GIOVANNA VITALE
La Repubblica 6 giugno 2015
Alfonso Sabella L’assessore alla
Legalità a Roma: amareggia vedere che alcuni consiglieri della
Capitale si sono venduti per mille euro al mese
Alfonso Sabella, con il suo passato da
pm antimafia non prova imbarazzo a stare dentro un’amministrazione
così pesantemente compromessa?
«Io sto qua dentro proprio perché era
così compromessa, altrimenti non avrebbe avuto senso nominare un
assessore alla Legalità. Quando il sindaco Marino mi ha chiamato,
sei mesi fa, ho accettato per puro spirito di servizio. Ho rinunciato
a metà del mio stipendio per curare l’infezione che stava
uccidendo il Campidoglio. Perciò lascia l’amaro in bocca vedere
che a Roma la politica si è venduta per un piatto di lenticche:
gente che per mille euro al mese ha tradito la fiducia di migliaia di
cittadini».
Per anni è stato magistrato, ora fa
l’amministratore: come possono le istituzioni arrivare prima dei
giudici?
«Bella domanda. Da amministratore hai
una visione privilegiata, puoi vedere le carte, accorgerti del
malaffare prima che diventi sistema, però in concreto non hai gli
stessi strumenti della magistratura, non puoi fare intercettazioni,
pedinamenti, verifiche patrimoniali, emettere misure cautelari. Ecco
perché ora il Parlamento deve mettersi una mano sulla coscienza e
dotare la pubblica amministrazione dei poteri necessari per
combattere la corruzione che è il carburante delle bande criminali».

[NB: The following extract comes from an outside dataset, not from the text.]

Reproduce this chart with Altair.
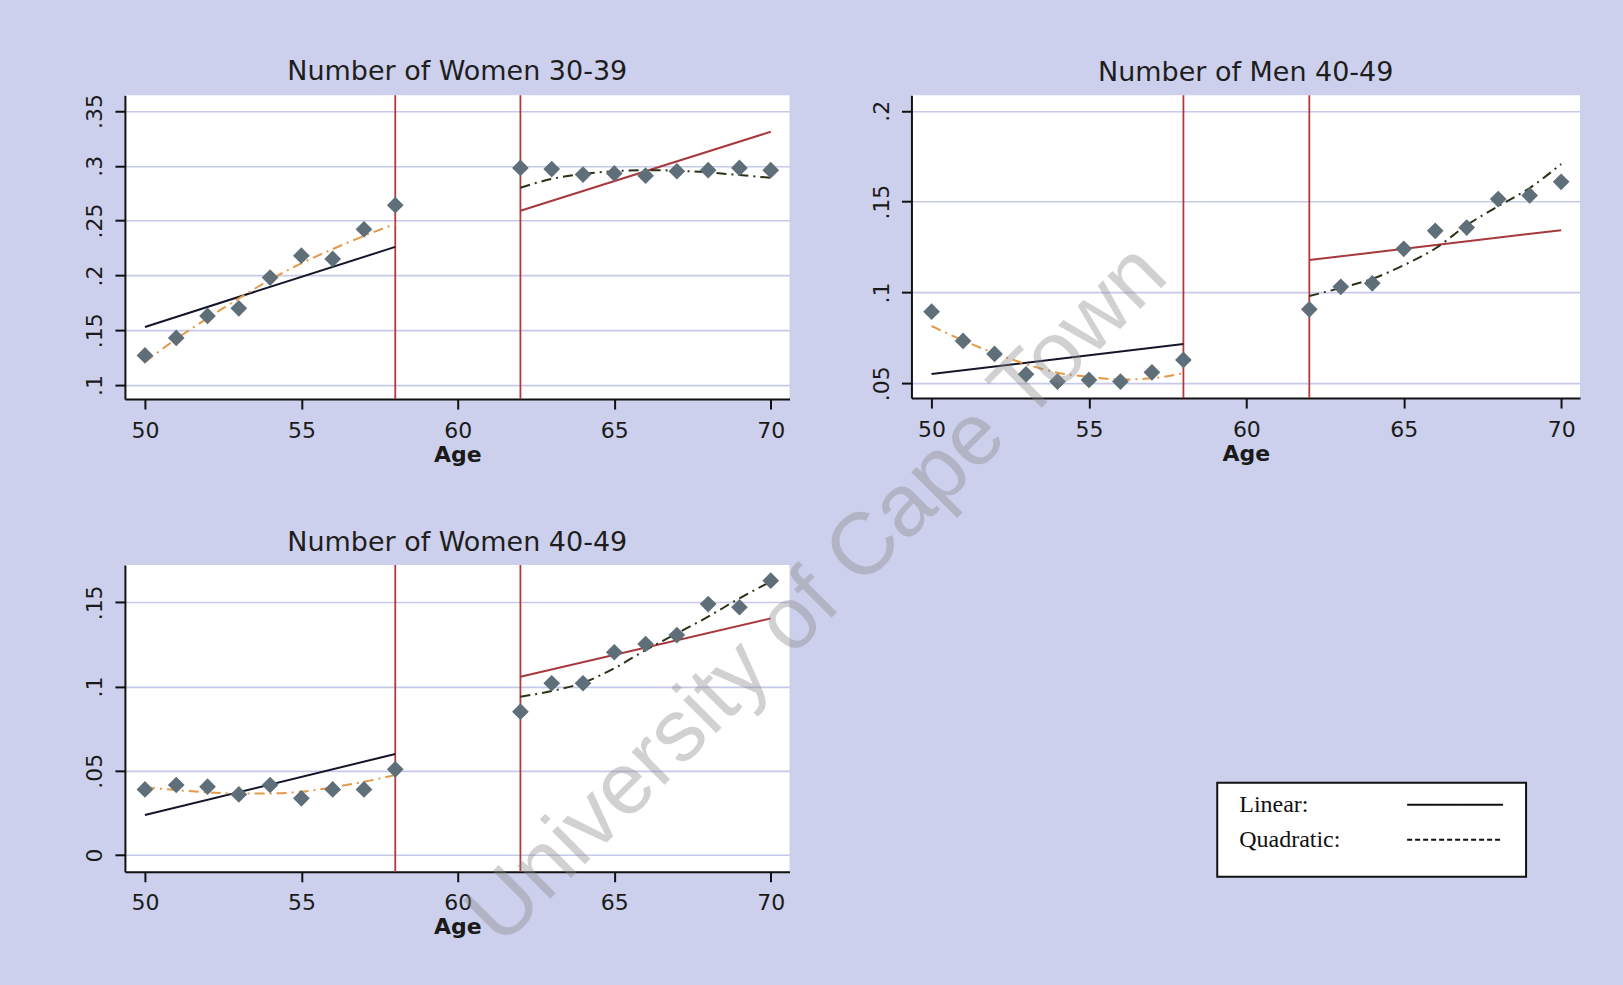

Ce lo vede Marino nei panni
dell’investigatore che pedina o ammanetta qualcuno?
«Ai tempi di Tangentopoli Pier Camillo
Davigo mi raccontò un aneddoto: “Se io invito a casa un amico e
vedo che si porta via l’argenteria, io non aspetto la sentenza
passata in giudicato per non invitarlo più a pranzo”. Ecco, con il
sistema normativo che abbiamo in Italia, sei io mi accorgo che un
determinato dirigente non fa bene il suo lavoro o è corrotto, non
posso fare nulla, lo devo tenere, è arduo persino trasferirlo».
Bisogna aspettare la sentenza
definitiva.
«Sì, lo devi continuare a invitare a
pranzo. L’unica cosa che si può fare è farlo mangiare in un’altra
stanza, ma la tavola gliela devi sempre apparecchiare con
l’argenteria. Prenda tutti i burocrati indagati per Mafia Capitale:
sono ancora dirigenti del Comune, anche se non nello stesso posto
dove avrebbero commesso gli illeciti».
Anche a Ostia, dove lei è commissario
dopo le dimissioni del presidente indagato, voleva trasferire il
direttore.
«Avevo forti sospetti sul suo operato:
troppi lavori affidati in somma urgenza, troppi atti scadenti. È
stato trasferito, ma lui ha fatto ricorso al Tar ed è stato
reintegrato. In Italia è la normalità. Ma così non si può andare
avanti. E lo dico da giudice».
Cosa bisognerebbe fare?
«Modificare la legge, dare alla
pubblica amministrazione la possibilità di non invitare più a
pranzo i dipendenti di cui non si fidano, che hanno commesso
irregolarità o sono incapaci. E se finisce in carcere, non deve
ricevere lo stipendio».
Prima ancora che la sentenza sia
passata in giudicato?
«Nelle more, si potrebbe evitare di
retribuirlo. Quando c’è fondato motivo di ritenere che un
dipendente è infedele, siccome non posso cacciarlo, almeno che perda
il diritto a essere pagato dall’amministrazione che ha tradito».
Di cosa ha bisogno Roma, adesso, per
guarire?
«Di un anno zero. Non ha idea di
quante carte false, truccate, aggiustate ho trovato: e non solo della
giunta Alemanno».
Per questo gira con la pistola?
«Me la sono portata un paio di volte,
a Ostia, ma non giro per il municipio armato. È una precauzione. Ma
non mi chieda perché. Quello lo tengo per me».